Since Project STRIVE is about teaching skills useful in the real world, it doesn’t operate out of a normal classroom. Instead, the eight members currently enrolled meet at a two-bedroom apartment in Brookfield Hills. It has all the commodities of one, too. A whiteboard with the day’s schedule hangs above the breakfast table and the kitchen is covered with instructions and reminders of how to use it.

“There’s a lot of routine that everybody works through, but individually, they’re all going to have different goals and different pathways to help them get to those,” Ali Yenter, lead instructor of Project Strive, said. “Every individual will set their own goals.” The idea of having such strict routines is to build lasting habits. All the skills that the Strivers learn are vital to living independently, so it’s better to commit them to habit as quickly and efficiently as possible.
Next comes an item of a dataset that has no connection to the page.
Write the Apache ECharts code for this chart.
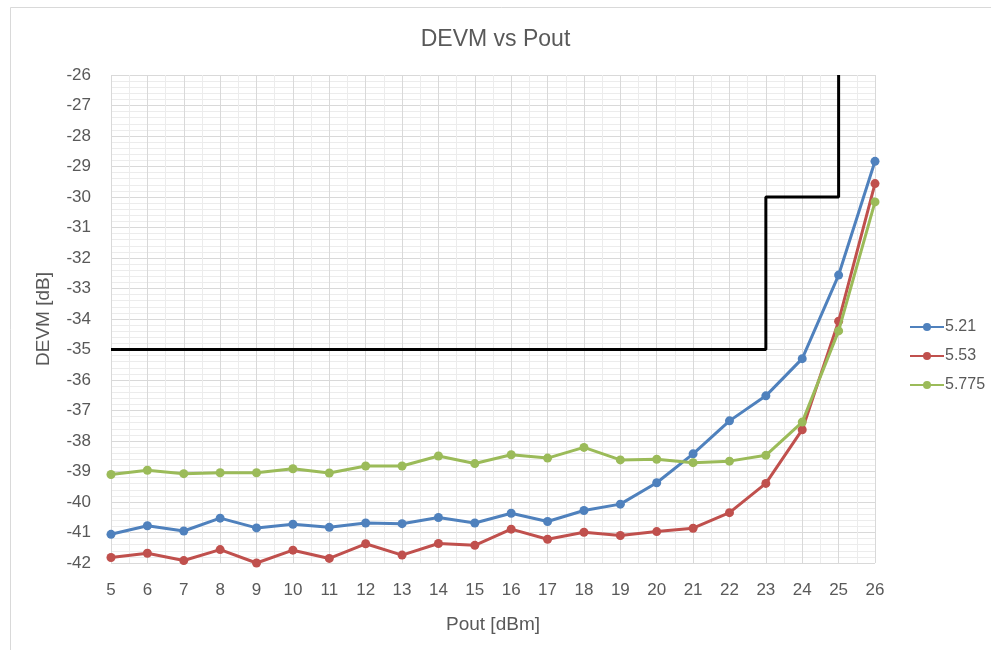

While Project STRIVE’s goal is to give their students experience in the community (outside of school), they need to pay for utilities like any other apartment-dweller would. “We need the money to pay for internet, group meals, and students that have financial need,” Rindal said. “Just like with running any household there are needs, like cleaning supplies, any additional costs that come up, if we need a new TV or computer or iPads or whatever for the apartment or the students.”

Their fundraiser is going to be November 8, starting 6 p.m. at the Marriott Milwaukee West. It is one of Project STRIVE’s sources of money, apart from what the district gives them. This year, they will have silent, raffle, and live auctions, in addition to food and music. The Strivers always contribute to the live auction with a painted adirondack chair to represent the theme of the year. “We’re going with family and friendship,” Yenter said. The design is a tree with eleven leaves, representing the members and staff of STRIVE.

In addition to the auctions that will be held, Elijah will be speaking at the fundraiser about his three years at STRIVE and the knoweldge he has gained over this period of time. He will be joined by his friends, fellow graduates, and alumni of the program who are successfully living as independent citizens in the current society. “I’m excited about the speech and to talk about the skills I’ve worked on,” he commented. “It’s cool how far my relationships have come. We’re just like a family.”